Operational hardening notes

From my experience, a PoC becomes useful when it guides the minimal hardening roadmap. For this project the natural hardening steps are:

  • Move to asymmetric JWT verification (JWKS) and add key rotation support.
  • Validate exp and nbf fields strictly.
  • Add structured audit logs for every decision (subject, resource, outcome, rule matched).
  • Implement rate-limiting around the proxy to limit abusive traffic.
  • Add an optional token introspection path if you use opaque tokens.

Key rotation example (idea):

  • Use a JWKS URL for key discovery.
  • Cache keys locally and refresh periodically.
  • Fail closed if no valid verification key is found.

Auditing and observability

What I included in the PoC:

  • Structured logs that include subject, path, scopes, and decision.
  • Example: logger.info('auth_decision', extra={'subject': claims.sub, 'path': path, 'allowed': True})

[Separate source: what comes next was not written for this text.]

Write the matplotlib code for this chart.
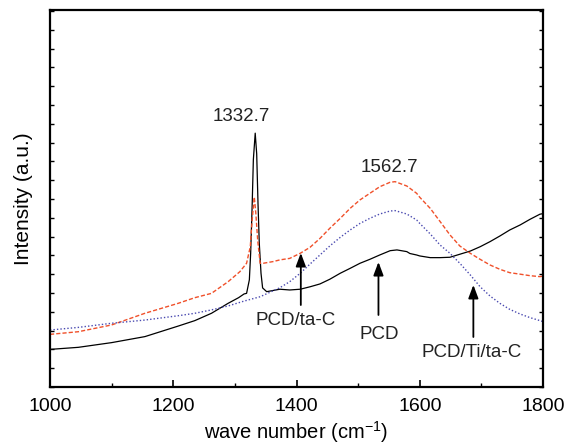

What to add for production:

  • Audit sink that writes to a persistent store (Elasticsearch, a database, or a log service).
  • Correlate auth events with request IDs for traceability.
  • Add dashboards that show denied requests by resource and top principals.

Extending policies (when you need more expressivity)

If you find yourself adding many special-case checks, I ended up evolving the PoC along two directions in my experiments:

  1. Add a small, JSON-backed rule store that maps resources to expressions (simple boolean expressions or allowlists).
  2. Integrate OPA/Rego when you need attribute-based access control with complex boolean logic.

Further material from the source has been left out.